I love Golarion and their Adventure Paths (I got into it from being a Dragon and Dungeon subscriber and converted over).  They know how to write adventure and setting for sure.  In Pathfinder 1e the mechanics weren’t too revolutionary, but as they went on they had a knack for picking good and iconic classes instead of the weird junk WotC had been doing even in 3e/3.5e.  “Witch, Alchemist, Cavalier”, makes sense!  “Acolyte of the Skin! Candle Caster!” No. The archetype system allowed a lot of class customization and that was cool. Fun game, played it a lot, though I must admit over time the extreme amount of rules content caused us to play other, lighter games about 50/50 (they call it Mathfinder for a reason).  But heck, I’m still running a 5 year old Pathfinder campaign, it’s a good game. They’ve had good instincts and business practices. I wish Paizo well.

To really make PF2 a success like PF1 they’re going to have to come up with something besides “inertia of PF 1e players” to drive adoption. The kids nowadays are moving to D&D 5e. If I’m going to coast, I want to coast on the existing game.  For a new Pathfinder to get me to keep subscribing (to the tune of a lot of $$ per month), I need *something* new and exciting.  It could be more rules light, but doesn’t have to be, it could be anything really innovative.

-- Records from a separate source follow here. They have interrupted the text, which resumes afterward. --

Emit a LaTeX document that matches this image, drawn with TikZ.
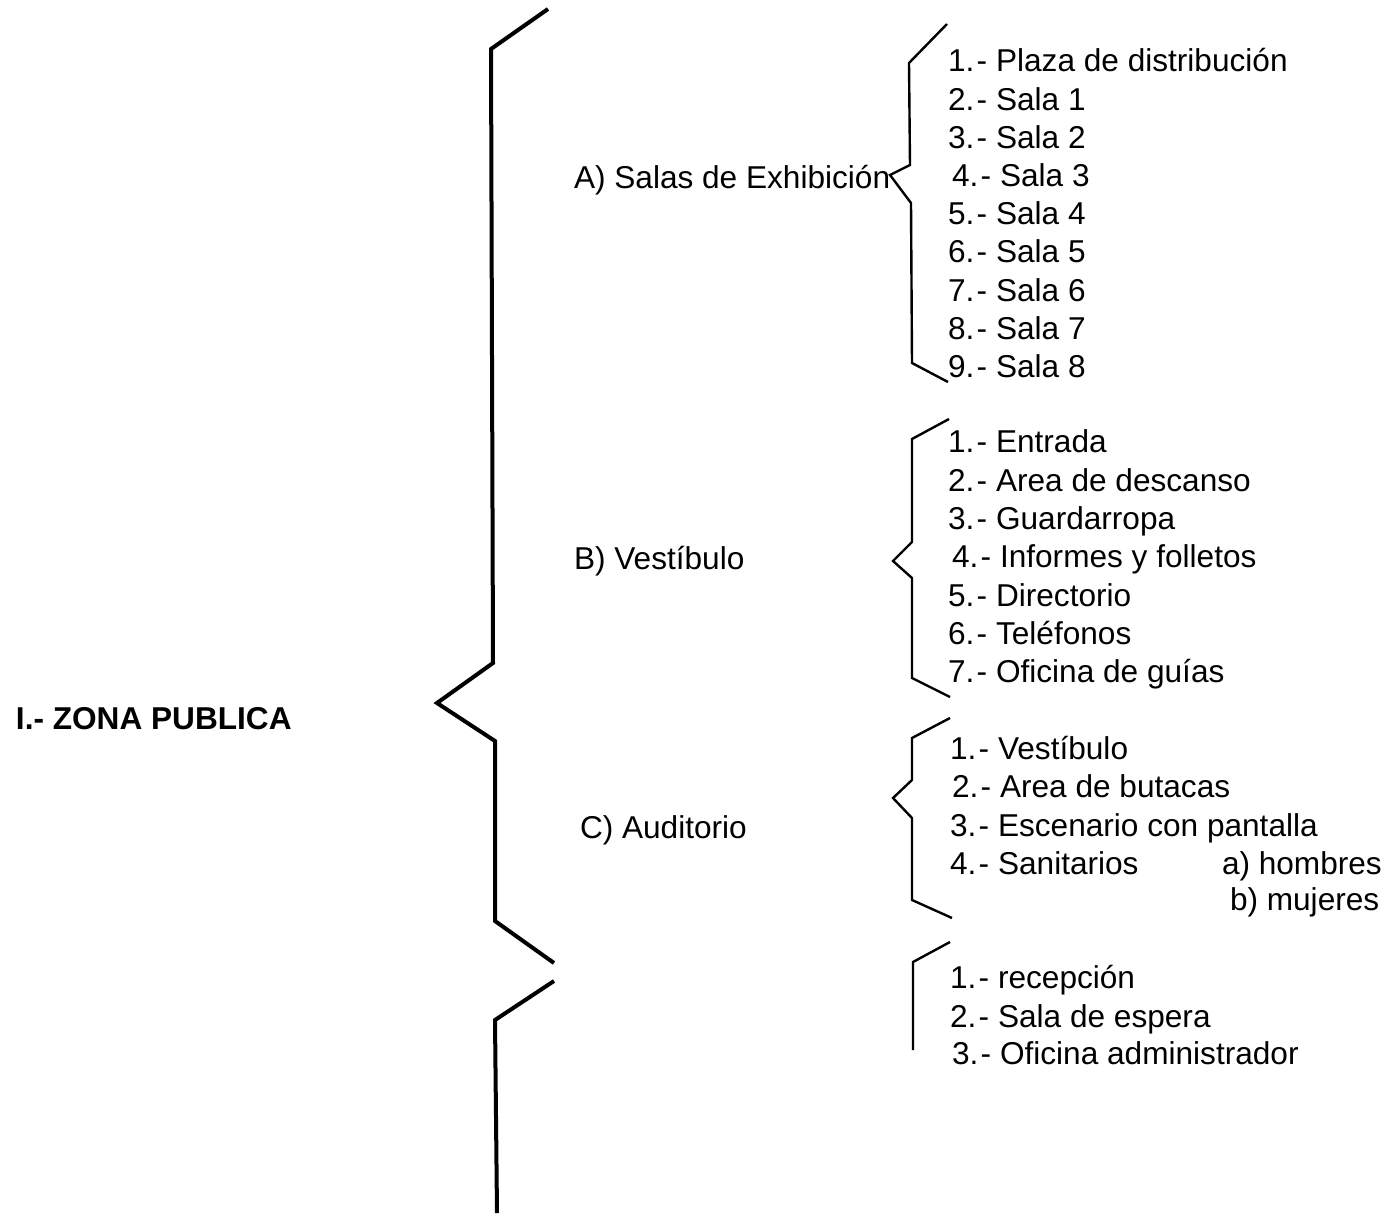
\documentclass[tikz,border=0pt]{standalone}
\usepackage{fontspec}
\setmainfont{Liberation Sans}
\newcommand{\dsh}{\kern1.2pt-}
\begin{document}
\begin{tikzpicture}[x=0.5pt,y=-0.5pt,
  lbl/.style={anchor=west,inner sep=0pt,outer sep=0pt,text height=11.3pt,text depth=0pt,font=\fontsize{15.8pt}{19pt}\selectfont},
  bigbrace/.style={line width=2pt,line join=miter,line cap=butt},
  smallbrace/.style={line width=1.2pt,line join=miter,line cap=butt}]
\useasboundingbox (0,0) rectangle (1399,1216);
% main brace
\draw[bigbrace] (548,9) -- (491,49) -- (493,663) -- (437,703) -- (495,741) -- (495,921) -- (554,963);
\draw[bigbrace] (554,981) -- (495,1020) -- (497,1213);
% brace A
\draw[smallbrace] (947,24) -- (909,63) -- (910,165) -- (890,175) -- (911,203) -- (912,363) -- (948,382);
% brace B
\draw[smallbrace] (949,419) -- (912,439) -- (912,542) -- (893,561) -- (912,578) -- (912,678) -- (950,697);
% brace C
\draw[smallbrace] (950,718) -- (912,738) -- (912,780) -- (893,798) -- (912,818) -- (912,900) -- (952,918);
% brace D
\draw[smallbrace] (950,942) -- (913,962) -- (913,1050);

\node[lbl,font=\fontsize{15.8pt}{19pt}\selectfont\bfseries] (zona) at (16,718) {I.- ZONA PUBLICA};
\node[lbl] (a) at (574,177) {A) Salas de Exhibición};
\node[lbl] (b) at (574,558) {B) Vestíbulo};
\node[lbl] (c) at (580,827) {C) Auditorio};

\node[lbl] (a1) at (948,60) {1.\dsh{} Plaza de distribución};
\node[lbl] (a2) at (948,99) {2.\dsh{} Sala 1};
\node[lbl] (a3) at (948,137) {3.\dsh{} Sala 2};
\node[lbl] (a4) at (952,175) {4.\dsh{} Sala 3};
\node[lbl] (a5) at (948,213) {5.\dsh{} Sala 4};
\node[lbl] (a6) at (948,251) {6.\dsh{} Sala 5};
\node[lbl] (a7) at (948,290) {7.\dsh{} Sala 6};
\node[lbl] (a8) at (948,328) {8.\dsh{} Sala 7};
\node[lbl] (a9) at (948,366) {9.\dsh{} Sala 8};

\node[lbl] (b1) at (948,441) {1.\dsh{} Entrada};
\node[lbl] (b2) at (948,480) {2.\dsh{} Area de descanso};
\node[lbl] (b3) at (948,518) {3.\dsh{} Guardarropa};
\node[lbl] (b4) at (952,556) {4.\dsh{} Informes y folletos};
\node[lbl] (b5) at (948,595) {5.\dsh{} Directorio};
\node[lbl] (b6) at (948,633) {6.\dsh{} Teléfonos};
\node[lbl] (b7) at (948,671) {7.\dsh{} Oficina de guías};

\node[lbl] (c1) at (950,748) {1.\dsh{} Vestíbulo};
\node[lbl] (c2) at (952,786) {2.\dsh{} Area de butacas};
\node[lbl] (c3) at (950,825) {3.\dsh{} Escenario con pantalla};
\node[lbl] (c4) at (950,863) {4.\dsh{} Sanitarios};
\node[lbl] (c4a) at (1222,863) {a) hombres};
\node[lbl] (c4b) at (1230,899) {b) mujeres};

\node[lbl] (d1) at (950,977) {1.\dsh{} recepción};
\node[lbl] (d2) at (950,1016) {2.\dsh{} Sala de espera};
\node[lbl] (d3) at (952,1053) {3.\dsh{} Oficina administrador};
\end{tikzpicture}
\end{document}
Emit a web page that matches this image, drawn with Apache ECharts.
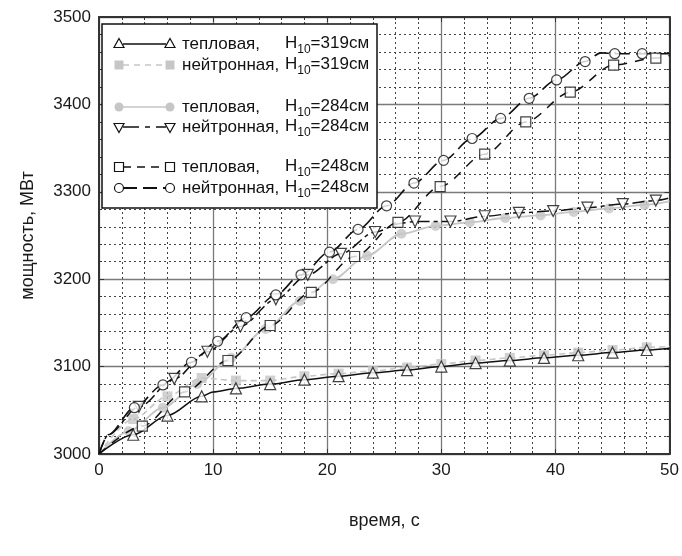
<!DOCTYPE html>
<html><head><meta charset="utf-8">
<script src="https://cdn.jsdelivr.net/npm/echarts@6/dist/echarts.min.js"></script>
<style>html,body{margin:0;padding:0;background:#fff}#c{width:682px;height:556px}</style>
</head><body><div id="c"></div>
<script>
// ---- data (time, s ; power, MW) ----
const xTickValues = [0, 10, 20, 30, 40, 50];
const yTickValues = [3000, 3100, 3200, 3300, 3400, 3500];

// H10 = 319 cm
const thermal319Marks = [[3,3022],[6,3044],[9,3066],[12,3075],[15,3080],[18,3085],[21,3089],[24,3093],[27,3096],[30,3100],[33,3104],[36,3107],[39,3110],[42,3113],[45,3116],[48,3119]];
const thermal319Extra = [[0,3000],[10,3071],[50,3121]];
const neutron319Marks = [[3,3040],[6,3066],[9,3087],[12,3084],[15,3084],[18,3089],[21,3092],[24,3095],[27,3099],[30,3103],[33,3107],[36,3110],[39,3113],[42,3116],[45,3119],[48,3122]];
const neutron319Extra = [[0,3000],[50,3123]];
// H10 = 284 cm
const thermal284Marks = [[2.6,3026],[5.6,3053],[8.6,3080],[11.6,3110],[14.6,3143],[17.6,3175],[20.5,3200],[23.5,3227],[26.5,3252],[29.5,3261],[32.5,3265],[35.6,3270],[38.7,3273],[41.6,3277],[44.7,3281],[47.8,3285]];
const thermal284Extra = [[0,3000],[50,3289]];
const neutron284Marks = [[3.5,3054],[6.6,3086],[9.5,3117],[12.4,3146],[15.5,3177],[18.3,3205],[21.2,3229],[24.2,3254],[27.7,3266],[30.8,3266],[33.8,3272],[36.8,3276],[39.8,3278],[42.8,3282],[45.9,3286],[48.8,3290]];
const neutron284Extra = [[0,3000],[0.8,3022],[26.5,3264],[50,3293]];
// H10 = 248 cm
const thermal248Marks = [[3.8,3032],[7.5,3071],[11.3,3107],[15.0,3147],[18.6,3185],[22.4,3226],[26.2,3265],[29.9,3306],[33.8,3343],[37.4,3380],[41.3,3414],[45.1,3445],[48.8,3453]];
const thermal248Extra = [[0,3000],[50,3456]];
const neutron248Marks = [[3.1,3053],[5.6,3079],[8.1,3105],[10.4,3129],[12.9,3156],[15.5,3182],[17.7,3205],[20.2,3231],[22.7,3257],[25.2,3284],[27.6,3310],[30.2,3336],[32.7,3361],[35.2,3384],[37.7,3407],[40.1,3428],[42.6,3449],[45.2,3458],[47.6,3458]];
const neutron248Extra = [[0,3000],[0.8,3022],[44,3459],[50,3458]];

const seriesNames = ['тепловая, H10=319см','нейтронная, H10=319см','тепловая, H10=284см','нейтронная, H10=284см','тепловая, H10=248см','нейтронная, H10=248см'];

// ---- helpers ----
function curve(marks, extra) {
  return marks.concat(extra).sort((a, b) => a[0] - b[0]);
}
const FONT = '"Liberation Sans", Arial, sans-serif';
const BLACK = '#111';
const GRAY = '#c6c6c6';
const hollow = { color: '#fff', borderColor: BLACK, borderWidth: 1.2 };
const filled = { color: GRAY, borderWidth: 0 };
const triUp = 'path://M0,-10L8.66,5L-8.66,5Z';
const triDown = 'path://M0,10L8.66,-5L-8.66,-5Z';

function mkSeries(name, marks, extra, lineStyle, symbol, size, itemStyle, z) {
  return [
    { name: name, type: 'line', data: curve(marks, extra), showSymbol: false, smooth: 0.3, smoothMonotone: 'x',
      lineStyle: lineStyle, z: z, silent: true, animation: false },
    { name: name, type: 'scatter', data: marks, symbol: symbol, symbolSize: size, itemStyle: itemStyle, z: z + 1, animation: false }
  ];
}

const series = [].concat(
  mkSeries(seriesNames[1], neutron319Marks, neutron319Extra, { color: GRAY, width: 1.6, type: [6, 4] }, 'rect', 10, filled, 2),
  mkSeries(seriesNames[2], thermal284Marks, thermal284Extra, { color: GRAY, width: 1.8, type: 'solid' }, 'circle', 10, filled, 2),
  mkSeries(seriesNames[0], thermal319Marks, thermal319Extra, { color: BLACK, width: 1.5, type: 'solid' }, triUp, 11, hollow, 4),
  mkSeries(seriesNames[3], neutron284Marks, neutron284Extra, { color: BLACK, width: 1.5, type: [12, 4, 4, 4] }, triDown, 11, hollow, 4),
  mkSeries(seriesNames[4], thermal248Marks, thermal248Extra, { color: BLACK, width: 1.5, type: [9, 8] }, 'rect', 10, hollow, 4),
  mkSeries(seriesNames[5], neutron248Marks, neutron248Extra, { color: BLACK, width: 1.6, type: [15, 6] }, 'circle', 10, hollow, 4)
);

// ---- legend drawn as graphic ----
const LX = 102, LY = 24, LW = 275, LH = 184;
const rows = [44, 65, 107, 127, 167, 188];
const SX1 = 119, SX2 = 170, TX = 182, HX = 285;
const legendDefs = [
  { sym: 'triUp', fill: false, line: { stroke: BLACK, lineWidth: 1.4 }, a: 'тепловая,', b: '319' },
  { sym: 'rect', fill: true, line: { stroke: GRAY, lineWidth: 1.6, lineDash: [6, 5] }, a: 'нейтронная,', b: '319' },
  { sym: 'circle', fill: true, line: { stroke: GRAY, lineWidth: 1.6 }, a: 'тепловая,', b: '284' },
  { sym: 'triDown', fill: false, line: { stroke: BLACK, lineWidth: 1.6, lineDash: [16, 6, 5, 6] }, a: 'нейтронная,', b: '284' },
  { sym: 'rect', fill: false, line: { stroke: BLACK, lineWidth: 1.6, lineDash: [8, 6] }, a: 'тепловая,', b: '248' },
  { sym: 'circle', fill: false, line: { stroke: BLACK, lineWidth: 1.8, lineDash: [14, 6] }, a: 'нейтронная,', b: '248' }
];
function symbolGraphic(kind, fill, cx, cy) {
  const st = fill ? { fill: GRAY, stroke: null } : { fill: '#fff', stroke: BLACK, lineWidth: 1.2 };
  if (kind === 'rect') return { type: 'rect', shape: { x: cx - 4.5, y: cy - 4.5, width: 9, height: 9 }, style: st, z: 102 };
  if (kind === 'circle') return { type: 'circle', shape: { cx: cx, cy: cy, r: 4.5 }, style: st, z: 102 };
  if (kind === 'triUp') return { type: 'polygon', shape: { points: [[cx, cy - 5.5], [cx + 5, cy + 3.5], [cx - 5, cy + 3.5]] }, style: st, z: 102 };
  return { type: 'polygon', shape: { points: [[cx, cy + 5.5], [cx + 5, cy - 3.5], [cx - 5, cy - 3.5]] }, style: st, z: 102 };
}
const graphics = [{ type: 'rect', shape: { x: LX, y: LY, width: LW, height: LH }, style: { fill: '#fff', stroke: '#111', lineWidth: 1.5 }, z: 100 }];
legendDefs.forEach((d, i) => {
  const y = rows[i];
  graphics.push({ type: 'line', shape: { x1: SX1 + 4, y1: y, x2: SX2 - 4, y2: y }, style: d.line, z: 101 });
  graphics.push(symbolGraphic(d.sym, d.fill, SX1, y));
  graphics.push(symbolGraphic(d.sym, d.fill, SX2, y));
  graphics.push({ type: 'text', x: TX, y: y, style: { text: d.a, fontSize: 17, fontFamily: FONT, fill: '#111', verticalAlign: 'middle' }, z: 102 });
  graphics.push({ type: 'text', x: HX, y: y - 1, style: {
      text: '{m|H}{s|10}{m|=' + d.b + 'см}', verticalAlign: 'middle', fontFamily: FONT, fill: '#111',
      rich: { m: { fontSize: 17, lineHeight: 26, verticalAlign: 'middle', fontFamily: FONT, fill: '#111' },
              s: { fontSize: 12, lineHeight: 12, verticalAlign: 'bottom', fontFamily: FONT, fill: '#111' } } }, z: 102 });
});

// ---- axes ----
const axisCommon = {
  type: 'value',
  axisLine: { show: true, onZero: false, lineStyle: { color: '#333', width: 2 } },
  axisTick: { show: true, inside: true, length: 5, lineStyle: { color: '#333' } },
  minorTick: { show: true, splitNumber: 5, length: 3, lineStyle: { color: '#333' } },
  axisLabel: { fontSize: 17, color: '#1a1a1a', fontFamily: FONT, formatter: v => String(v) },
  nameTextStyle: { fontSize: 18, color: '#1a1a1a', fontFamily: FONT }
};
const option = {
  backgroundColor: '#fff',
  animation: false,
  grid: { left: 99, right: 8, top: 17, bottom: 102, containLabel: false },
  xAxis: [
    Object.assign({}, axisCommon, { min: xTickValues[0], max: xTickValues[xTickValues.length - 1], interval: 10, position: 'bottom',
      name: 'время, с', nameLocation: 'middle', nameGap: 58,
      axisLabel: Object.assign({}, axisCommon.axisLabel, { margin: 8 }),
      splitLine: { show: true, lineStyle: { color: '#7a7a7a', width: 1.3 } },
      minorSplitLine: { show: true, lineStyle: { color: '#444', width: 1, type: [2, 3] } } }),
    Object.assign({}, axisCommon, { min: xTickValues[0], max: xTickValues[xTickValues.length - 1], interval: 10, position: 'top',
      axisLabel: { show: false }, splitLine: { show: false } })
  ],
  yAxis: [
    Object.assign({}, axisCommon, { min: yTickValues[0], max: yTickValues[yTickValues.length - 1], interval: 100, position: 'left',
      name: 'мощность, МВт', nameLocation: 'middle', nameGap: 62, nameRotate: 90,
      axisLabel: Object.assign({}, axisCommon.axisLabel, { margin: 8 }),
      splitLine: { show: true, lineStyle: { color: '#7a7a7a', width: 1.3 } },
      minorSplitLine: { show: true, lineStyle: { color: '#444', width: 1, type: [2, 3] } } }),
    Object.assign({}, axisCommon, { min: yTickValues[0], max: yTickValues[yTickValues.length - 1], interval: 100, position: 'right',
      axisLabel: { show: false }, splitLine: { show: false } })
  ],
  graphic: graphics,
  series: series
};
const chart = echarts.init(document.getElementById('c'), null, { renderer: 'canvas' });
chart.setOption(option);
</script>
</body></html>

But it’s pretty clear they didn’t have a huge innovation in mind that drove them to make 2e – they just figured it was time and started cobbling something together. Is the setting new?  No, same setting I have 100 supplements for, they’ll just re-release the exact same content with some new stats so I won’t really get anything new.  Do the new rules unlock any new actual kinds of classes or characters?  No, so all the new supplements will just be “and now here’s the witch with some different rules.” What am I supposed to be looking forward to?  There’s not really messaging on that.  Check out their Web page – it’s just like “playtest this now.” It’s not even trying to hype me on something.

When D&D went from 1e to 2e to 3e, each time was a really big change and improvement. Hit tables to THAC0 to DCs level improvement. I just don’t see anything like that in Pathfinder 2e.  If it was released 10 years ago as “our new D&D killer” instead of 1e, I would have loved it and played it and it’d be in the exact same spot as 1e is now, like I say, there’s nothing wrong with it.  But after 10 years, a new edition should be something to really move the needle on your gaming, and after giving it a fair shot at play – it’s just not.  At least not in the current playtest form.  But I don’t have a lot of hope it will change dramatically from the playtest – I mean, I’m sure they’ll fix some of the issues, but you don’t fix “it’s not really that innovative” in a playtest.

I fear the net here is “I and the gamers I know here will keep playing PF 1e, just a bit less each year; we’ll wish Paizo well but not buy much.” Starfinder didn’t grab me (science fantasy isn’t my thing), and PF 2e isn’t grabbing me.  Maybe they’ll put out another RPG that’ll draw me in eventually, but thus far looks like I’ll need to pack up my love for Paizo products, put it in a box, and bring it out and remember it from time to time.